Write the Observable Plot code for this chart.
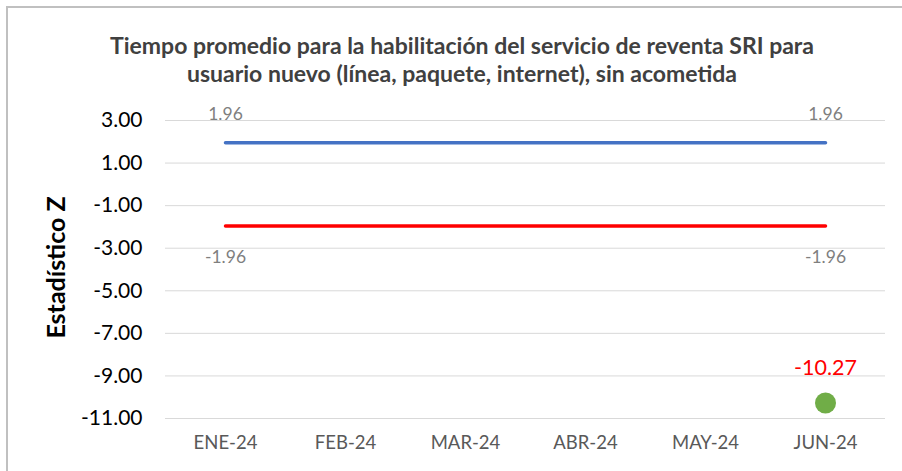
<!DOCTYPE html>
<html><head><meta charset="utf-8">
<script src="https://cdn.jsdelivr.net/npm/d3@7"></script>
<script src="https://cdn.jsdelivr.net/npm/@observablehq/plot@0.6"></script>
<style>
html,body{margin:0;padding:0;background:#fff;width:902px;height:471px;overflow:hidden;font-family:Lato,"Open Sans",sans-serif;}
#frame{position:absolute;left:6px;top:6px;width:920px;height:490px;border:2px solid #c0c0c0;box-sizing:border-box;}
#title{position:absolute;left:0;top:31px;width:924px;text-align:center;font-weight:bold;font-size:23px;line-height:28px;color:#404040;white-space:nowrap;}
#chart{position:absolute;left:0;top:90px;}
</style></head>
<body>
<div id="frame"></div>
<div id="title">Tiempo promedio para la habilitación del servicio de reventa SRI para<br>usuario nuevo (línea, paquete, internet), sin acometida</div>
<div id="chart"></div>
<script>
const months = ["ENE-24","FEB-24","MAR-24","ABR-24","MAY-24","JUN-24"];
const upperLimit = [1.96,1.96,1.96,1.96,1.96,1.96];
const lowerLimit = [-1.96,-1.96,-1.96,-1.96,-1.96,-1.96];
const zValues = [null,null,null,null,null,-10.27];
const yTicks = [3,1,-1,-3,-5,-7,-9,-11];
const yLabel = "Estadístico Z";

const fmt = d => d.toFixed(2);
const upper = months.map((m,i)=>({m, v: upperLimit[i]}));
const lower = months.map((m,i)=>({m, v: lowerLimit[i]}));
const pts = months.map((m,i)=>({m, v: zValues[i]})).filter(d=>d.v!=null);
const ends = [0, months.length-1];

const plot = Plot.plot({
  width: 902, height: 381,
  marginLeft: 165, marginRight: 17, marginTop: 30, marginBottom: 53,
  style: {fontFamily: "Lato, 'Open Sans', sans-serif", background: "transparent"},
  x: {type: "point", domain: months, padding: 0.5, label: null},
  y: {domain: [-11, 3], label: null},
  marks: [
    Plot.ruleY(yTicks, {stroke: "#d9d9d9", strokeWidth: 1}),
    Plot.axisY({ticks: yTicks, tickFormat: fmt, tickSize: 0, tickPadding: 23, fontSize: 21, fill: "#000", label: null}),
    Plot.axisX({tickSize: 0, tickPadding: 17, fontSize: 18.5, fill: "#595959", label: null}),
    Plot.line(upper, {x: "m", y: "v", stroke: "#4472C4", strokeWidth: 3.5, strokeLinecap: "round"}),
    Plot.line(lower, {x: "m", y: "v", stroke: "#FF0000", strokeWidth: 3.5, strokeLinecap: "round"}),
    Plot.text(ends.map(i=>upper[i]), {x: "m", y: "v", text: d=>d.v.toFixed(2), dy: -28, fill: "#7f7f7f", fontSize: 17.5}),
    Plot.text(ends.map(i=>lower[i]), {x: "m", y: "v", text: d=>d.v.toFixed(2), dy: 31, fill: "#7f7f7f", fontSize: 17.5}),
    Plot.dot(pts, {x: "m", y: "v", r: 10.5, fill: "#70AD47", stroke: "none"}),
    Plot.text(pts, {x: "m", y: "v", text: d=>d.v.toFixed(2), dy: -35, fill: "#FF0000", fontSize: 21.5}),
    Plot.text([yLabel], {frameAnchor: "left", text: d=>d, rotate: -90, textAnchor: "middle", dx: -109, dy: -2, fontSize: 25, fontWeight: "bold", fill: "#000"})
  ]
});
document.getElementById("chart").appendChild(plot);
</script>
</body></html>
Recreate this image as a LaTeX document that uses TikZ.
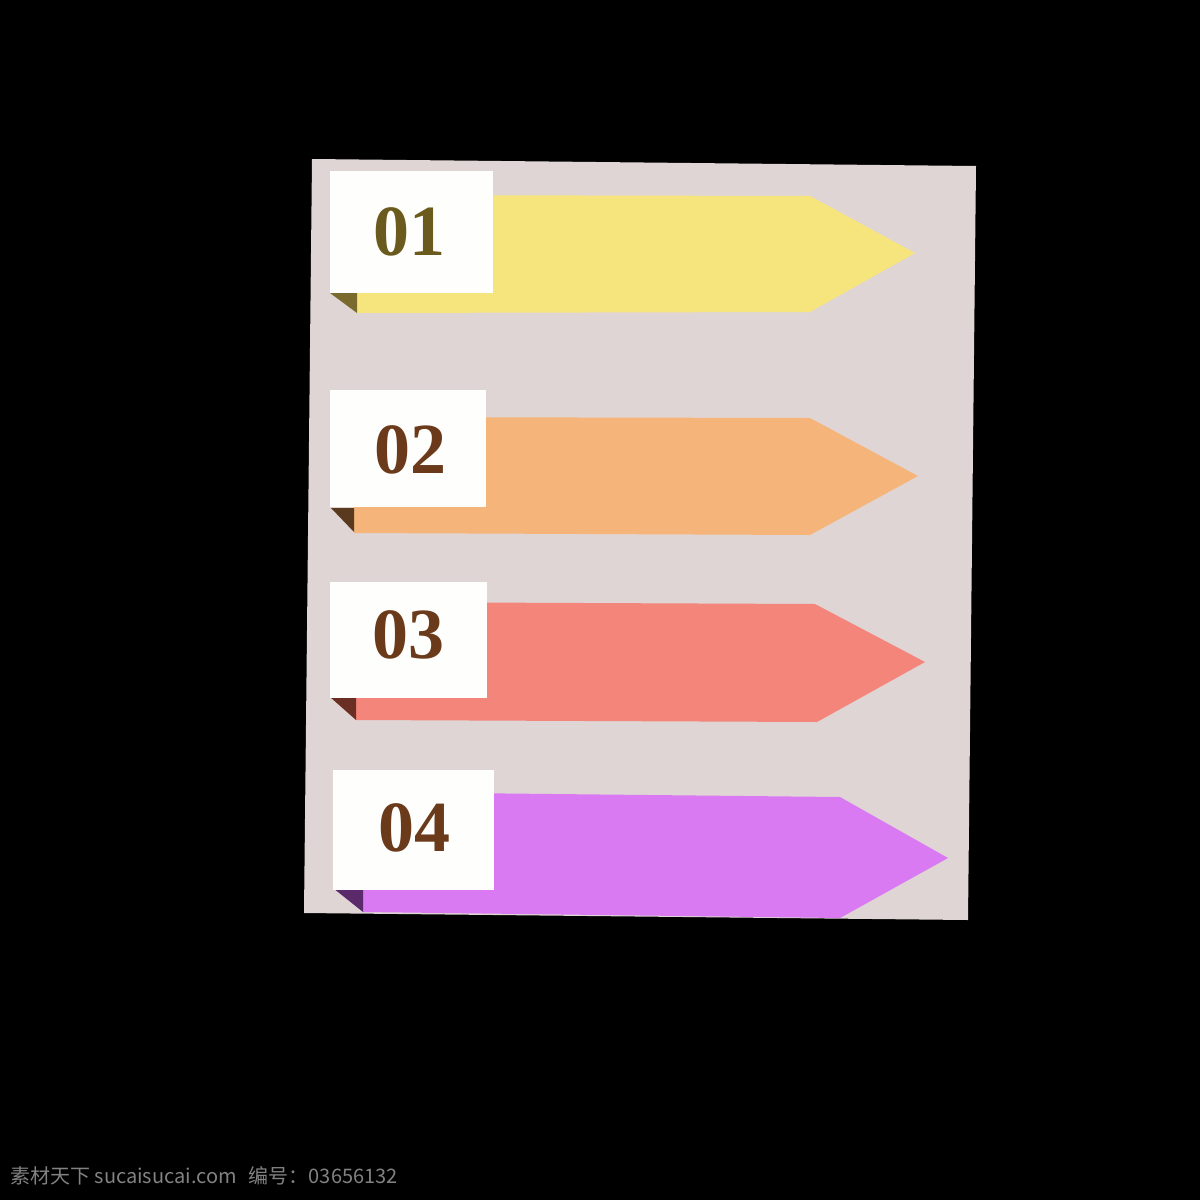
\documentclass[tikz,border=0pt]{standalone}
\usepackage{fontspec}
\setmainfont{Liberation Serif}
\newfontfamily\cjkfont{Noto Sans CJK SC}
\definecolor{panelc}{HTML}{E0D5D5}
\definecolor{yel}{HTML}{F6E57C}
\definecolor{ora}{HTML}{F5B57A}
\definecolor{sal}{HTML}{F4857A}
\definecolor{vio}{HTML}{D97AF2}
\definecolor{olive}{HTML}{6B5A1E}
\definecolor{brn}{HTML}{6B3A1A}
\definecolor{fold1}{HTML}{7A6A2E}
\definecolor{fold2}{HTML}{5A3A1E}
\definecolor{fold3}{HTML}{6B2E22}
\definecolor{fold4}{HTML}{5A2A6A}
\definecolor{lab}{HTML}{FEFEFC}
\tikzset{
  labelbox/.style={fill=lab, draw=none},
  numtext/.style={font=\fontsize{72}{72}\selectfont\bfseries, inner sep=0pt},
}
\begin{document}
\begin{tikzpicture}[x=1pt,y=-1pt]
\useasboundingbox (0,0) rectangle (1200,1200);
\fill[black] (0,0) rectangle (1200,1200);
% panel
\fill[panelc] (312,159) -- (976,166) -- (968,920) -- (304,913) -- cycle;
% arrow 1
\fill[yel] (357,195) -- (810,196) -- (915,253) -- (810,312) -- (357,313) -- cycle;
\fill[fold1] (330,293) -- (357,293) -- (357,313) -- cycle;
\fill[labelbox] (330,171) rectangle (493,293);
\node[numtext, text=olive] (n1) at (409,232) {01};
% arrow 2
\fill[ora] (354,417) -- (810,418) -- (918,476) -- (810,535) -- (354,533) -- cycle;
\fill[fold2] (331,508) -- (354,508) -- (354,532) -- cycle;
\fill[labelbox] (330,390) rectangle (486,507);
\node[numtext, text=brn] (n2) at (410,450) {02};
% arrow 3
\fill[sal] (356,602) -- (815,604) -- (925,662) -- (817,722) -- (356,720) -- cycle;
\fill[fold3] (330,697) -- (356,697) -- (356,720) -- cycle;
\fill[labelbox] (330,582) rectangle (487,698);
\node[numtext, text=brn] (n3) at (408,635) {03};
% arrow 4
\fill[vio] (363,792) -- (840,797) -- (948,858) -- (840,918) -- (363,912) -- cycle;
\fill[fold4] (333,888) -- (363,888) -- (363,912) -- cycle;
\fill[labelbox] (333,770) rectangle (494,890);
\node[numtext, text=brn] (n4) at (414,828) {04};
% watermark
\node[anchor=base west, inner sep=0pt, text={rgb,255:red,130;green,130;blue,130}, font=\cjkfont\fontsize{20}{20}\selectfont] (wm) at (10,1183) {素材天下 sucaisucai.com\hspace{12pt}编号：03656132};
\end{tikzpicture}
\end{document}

▶ [What you should do]
Every line from the top of the entries through the line that holds "const ends = [0, months.length-1];" is to be quoted exactly, please, and nothing else; omit the pictures.

▶ [Exercise response]
Write the Observable Plot code for this chart.
<!DOCTYPE html>
<html><head><meta charset="utf-8">
<script src="https://cdn.jsdelivr.net/npm/d3@7"></script>
<script src="https://cdn.jsdelivr.net/npm/@observablehq/plot@0.6"></script>
<style>
html,body{margin:0;padding:0;background:#fff;width:902px;height:471px;overflow:hidden;font-family:Lato,"Open Sans",sans-serif;}
#frame{position:absolute;left:6px;top:6px;width:920px;height:490px;border:2px solid #c0c0c0;box-sizing:border-box;}
#title{position:absolute;left:0;top:31px;width:924px;text-align:center;font-weight:bold;font-size:23px;line-height:28px;color:#404040;white-space:nowrap;}
#chart{position:absolute;left:0;top:90px;}
</style></head>
<body>
<div id="frame"></div>
<div id="title">Tiempo promedio para la habilitación del servicio de reventa SRI para<br>usuario nuevo (línea, paquete, internet), sin acometida</div>
<div id="chart"></div>
<script>
const months = ["ENE-24","FEB-24","MAR-24","ABR-24","MAY-24","JUN-24"];
const upperLimit = [1.96,1.96,1.96,1.96,1.96,1.96];
const lowerLimit = [-1.96,-1.96,-1.96,-1.96,-1.96,-1.96];
const zValues = [null,null,null,null,null,-10.27];
const yTicks = [3,1,-1,-3,-5,-7,-9,-11];
const yLabel = "Estadístico Z";

const fmt = d => d.toFixed(2);
const upper = months.map((m,i)=>({m, v: upperLimit[i]}));
const lower = months.map((m,i)=>({m, v: lowerLimit[i]}));
const pts = months.map((m,i)=>({m, v: zValues[i]})).filter(d=>d.v!=null);
const ends = [0, months.length-1];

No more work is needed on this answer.